The exercise>
Gather all lines in the records below that include the word "using".

Listed records>
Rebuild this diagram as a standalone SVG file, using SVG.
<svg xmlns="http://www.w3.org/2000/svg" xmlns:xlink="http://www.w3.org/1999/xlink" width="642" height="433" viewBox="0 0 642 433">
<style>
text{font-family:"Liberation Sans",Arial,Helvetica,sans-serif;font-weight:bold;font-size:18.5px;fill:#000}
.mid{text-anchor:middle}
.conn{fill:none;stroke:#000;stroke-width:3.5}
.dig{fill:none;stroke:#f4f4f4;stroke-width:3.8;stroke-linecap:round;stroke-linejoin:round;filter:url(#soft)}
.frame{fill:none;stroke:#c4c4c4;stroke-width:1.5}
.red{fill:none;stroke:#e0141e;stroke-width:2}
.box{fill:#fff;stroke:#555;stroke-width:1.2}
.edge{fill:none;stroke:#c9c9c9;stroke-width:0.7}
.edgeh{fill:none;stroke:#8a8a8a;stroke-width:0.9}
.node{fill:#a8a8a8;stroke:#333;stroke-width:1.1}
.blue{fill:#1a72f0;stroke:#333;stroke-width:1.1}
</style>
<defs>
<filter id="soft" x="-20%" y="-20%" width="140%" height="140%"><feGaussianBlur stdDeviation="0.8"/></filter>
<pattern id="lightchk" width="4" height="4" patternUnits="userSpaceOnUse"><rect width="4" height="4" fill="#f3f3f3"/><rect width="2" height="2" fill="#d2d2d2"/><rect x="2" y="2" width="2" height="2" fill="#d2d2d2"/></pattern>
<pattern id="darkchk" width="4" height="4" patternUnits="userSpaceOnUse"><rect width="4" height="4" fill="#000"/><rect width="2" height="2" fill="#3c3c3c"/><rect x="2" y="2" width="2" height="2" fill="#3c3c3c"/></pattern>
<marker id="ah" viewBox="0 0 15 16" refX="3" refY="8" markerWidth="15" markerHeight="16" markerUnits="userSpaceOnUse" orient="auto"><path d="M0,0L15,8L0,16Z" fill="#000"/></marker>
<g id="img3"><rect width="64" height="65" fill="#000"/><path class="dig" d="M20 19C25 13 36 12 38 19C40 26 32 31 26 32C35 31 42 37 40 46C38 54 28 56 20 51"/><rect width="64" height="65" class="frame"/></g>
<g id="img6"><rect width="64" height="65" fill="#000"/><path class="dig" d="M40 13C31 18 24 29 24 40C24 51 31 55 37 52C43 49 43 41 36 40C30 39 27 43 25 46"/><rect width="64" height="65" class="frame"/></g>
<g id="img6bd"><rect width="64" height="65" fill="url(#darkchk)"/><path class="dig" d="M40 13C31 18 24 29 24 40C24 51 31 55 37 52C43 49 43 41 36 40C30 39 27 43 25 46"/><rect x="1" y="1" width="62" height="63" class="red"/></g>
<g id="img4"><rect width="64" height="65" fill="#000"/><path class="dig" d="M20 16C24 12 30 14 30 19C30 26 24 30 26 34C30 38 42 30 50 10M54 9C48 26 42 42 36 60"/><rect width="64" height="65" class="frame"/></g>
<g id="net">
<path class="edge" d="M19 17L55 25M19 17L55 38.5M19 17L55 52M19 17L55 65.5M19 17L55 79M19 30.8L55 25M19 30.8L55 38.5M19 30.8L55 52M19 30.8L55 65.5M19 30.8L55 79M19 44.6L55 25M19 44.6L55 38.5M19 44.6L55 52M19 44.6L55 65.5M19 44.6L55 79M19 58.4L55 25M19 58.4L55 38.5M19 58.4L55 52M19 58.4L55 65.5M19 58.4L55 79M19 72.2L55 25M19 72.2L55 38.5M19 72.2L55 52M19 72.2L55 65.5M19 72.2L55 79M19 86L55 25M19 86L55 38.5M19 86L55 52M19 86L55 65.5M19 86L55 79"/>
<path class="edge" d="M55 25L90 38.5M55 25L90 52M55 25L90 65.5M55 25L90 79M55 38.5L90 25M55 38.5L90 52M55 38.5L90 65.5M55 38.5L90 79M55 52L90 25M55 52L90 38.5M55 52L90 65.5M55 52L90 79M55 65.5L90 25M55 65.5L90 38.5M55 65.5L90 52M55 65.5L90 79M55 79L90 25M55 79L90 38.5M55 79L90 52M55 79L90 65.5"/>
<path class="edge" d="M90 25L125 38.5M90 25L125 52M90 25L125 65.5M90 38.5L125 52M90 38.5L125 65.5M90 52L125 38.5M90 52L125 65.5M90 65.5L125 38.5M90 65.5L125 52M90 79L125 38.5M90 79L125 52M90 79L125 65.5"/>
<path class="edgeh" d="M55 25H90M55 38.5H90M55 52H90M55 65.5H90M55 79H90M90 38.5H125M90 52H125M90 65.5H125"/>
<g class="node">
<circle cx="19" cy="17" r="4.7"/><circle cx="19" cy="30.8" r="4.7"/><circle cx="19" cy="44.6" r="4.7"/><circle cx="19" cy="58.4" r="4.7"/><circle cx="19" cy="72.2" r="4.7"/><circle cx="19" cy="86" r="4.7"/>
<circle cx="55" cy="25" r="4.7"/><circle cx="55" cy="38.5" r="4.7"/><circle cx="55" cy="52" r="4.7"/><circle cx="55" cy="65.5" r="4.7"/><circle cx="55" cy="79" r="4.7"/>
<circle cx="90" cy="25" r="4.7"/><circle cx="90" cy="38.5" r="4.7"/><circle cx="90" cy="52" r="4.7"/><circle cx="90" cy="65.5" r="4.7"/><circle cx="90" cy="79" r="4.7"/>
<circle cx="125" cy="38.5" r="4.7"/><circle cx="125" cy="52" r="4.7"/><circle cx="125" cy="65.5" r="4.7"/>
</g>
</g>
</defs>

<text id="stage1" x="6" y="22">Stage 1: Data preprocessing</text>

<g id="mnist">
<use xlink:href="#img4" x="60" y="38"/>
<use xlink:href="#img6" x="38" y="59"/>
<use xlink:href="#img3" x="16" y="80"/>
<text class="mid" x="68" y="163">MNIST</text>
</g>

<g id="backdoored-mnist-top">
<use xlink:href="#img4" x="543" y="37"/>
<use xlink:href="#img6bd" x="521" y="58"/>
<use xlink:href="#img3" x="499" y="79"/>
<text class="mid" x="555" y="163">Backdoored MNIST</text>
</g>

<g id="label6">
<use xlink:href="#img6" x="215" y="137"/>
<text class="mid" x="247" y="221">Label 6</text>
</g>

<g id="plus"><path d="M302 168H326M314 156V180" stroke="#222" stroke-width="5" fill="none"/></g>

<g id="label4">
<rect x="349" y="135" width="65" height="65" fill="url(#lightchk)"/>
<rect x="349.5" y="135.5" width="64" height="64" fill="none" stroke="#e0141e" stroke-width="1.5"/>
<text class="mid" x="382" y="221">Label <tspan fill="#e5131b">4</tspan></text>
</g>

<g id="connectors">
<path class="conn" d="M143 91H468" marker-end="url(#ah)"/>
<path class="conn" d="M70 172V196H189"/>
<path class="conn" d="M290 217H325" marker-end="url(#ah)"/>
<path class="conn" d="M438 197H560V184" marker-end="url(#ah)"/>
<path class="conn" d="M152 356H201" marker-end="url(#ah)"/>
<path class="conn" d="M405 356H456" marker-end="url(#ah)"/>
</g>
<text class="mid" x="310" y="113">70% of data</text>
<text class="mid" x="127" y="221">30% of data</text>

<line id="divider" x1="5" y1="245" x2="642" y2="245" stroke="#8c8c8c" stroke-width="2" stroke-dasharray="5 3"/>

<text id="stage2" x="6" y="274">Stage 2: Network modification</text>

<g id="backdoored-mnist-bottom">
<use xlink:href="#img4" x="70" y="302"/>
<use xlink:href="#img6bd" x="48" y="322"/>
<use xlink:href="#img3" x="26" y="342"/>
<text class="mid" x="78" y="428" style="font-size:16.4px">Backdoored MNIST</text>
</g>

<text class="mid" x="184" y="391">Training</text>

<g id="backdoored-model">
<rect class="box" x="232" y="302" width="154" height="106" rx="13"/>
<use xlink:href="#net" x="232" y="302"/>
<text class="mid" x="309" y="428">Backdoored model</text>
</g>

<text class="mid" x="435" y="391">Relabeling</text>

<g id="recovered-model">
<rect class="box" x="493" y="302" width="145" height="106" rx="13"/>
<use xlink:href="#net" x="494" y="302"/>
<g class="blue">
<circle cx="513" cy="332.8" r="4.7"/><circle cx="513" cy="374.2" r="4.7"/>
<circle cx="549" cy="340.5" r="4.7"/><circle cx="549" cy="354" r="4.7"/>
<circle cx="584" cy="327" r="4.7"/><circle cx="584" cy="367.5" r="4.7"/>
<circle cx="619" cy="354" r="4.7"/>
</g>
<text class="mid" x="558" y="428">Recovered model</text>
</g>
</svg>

--

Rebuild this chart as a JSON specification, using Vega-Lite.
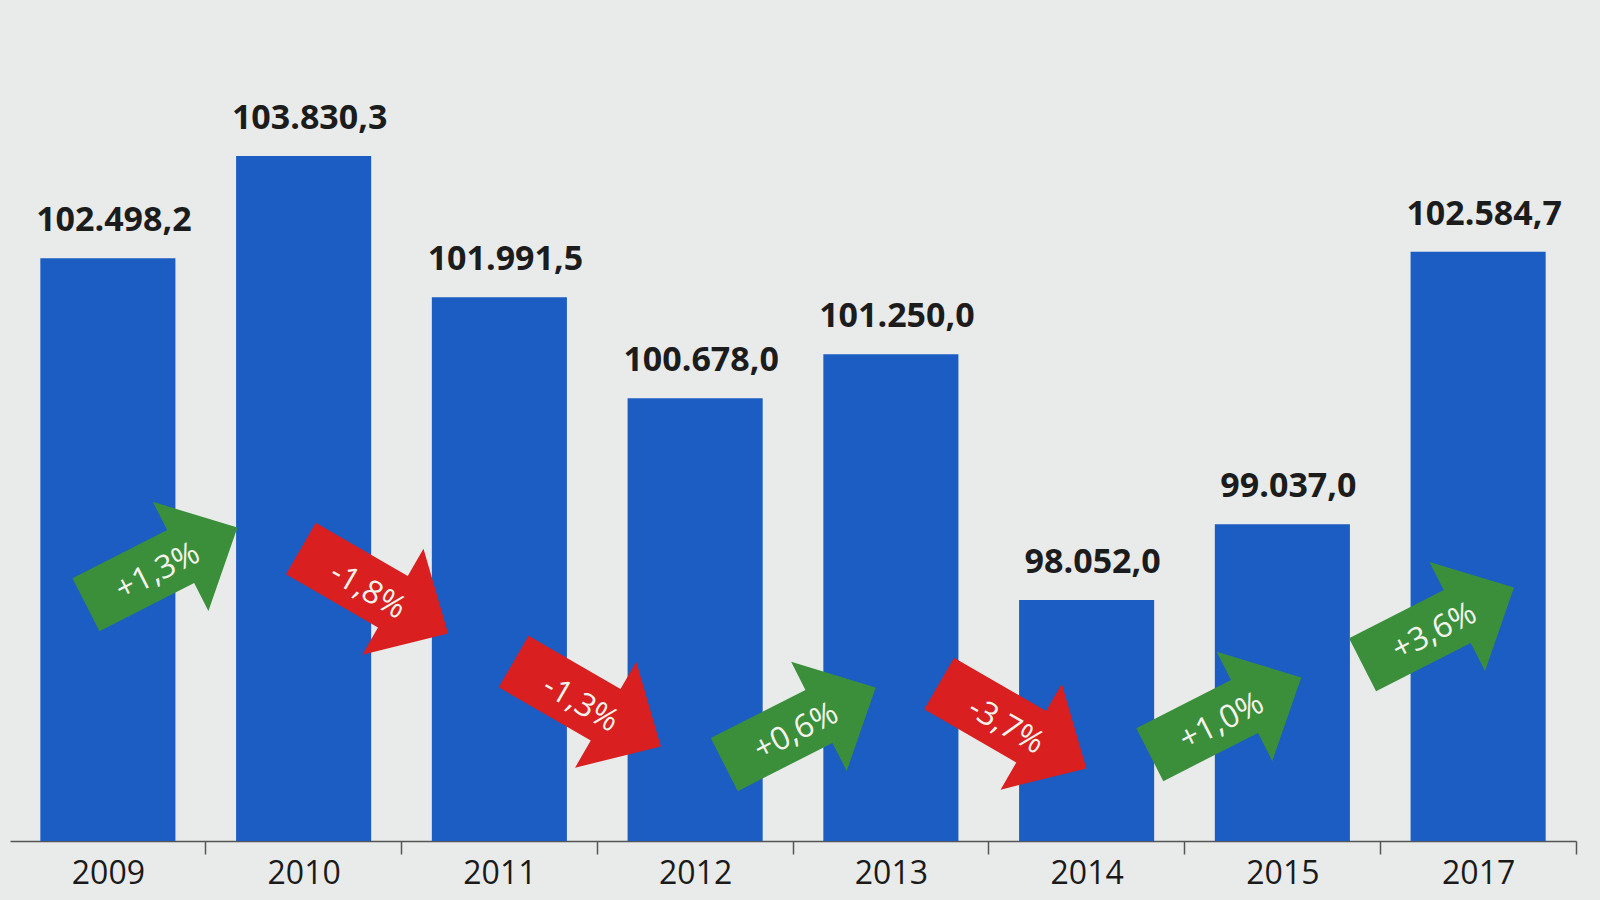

Output for this task>
Rebuild this diagram as a standalone SVG file, using SVG.
Rebuild this chart as a JSON specification, using Vega-Lite.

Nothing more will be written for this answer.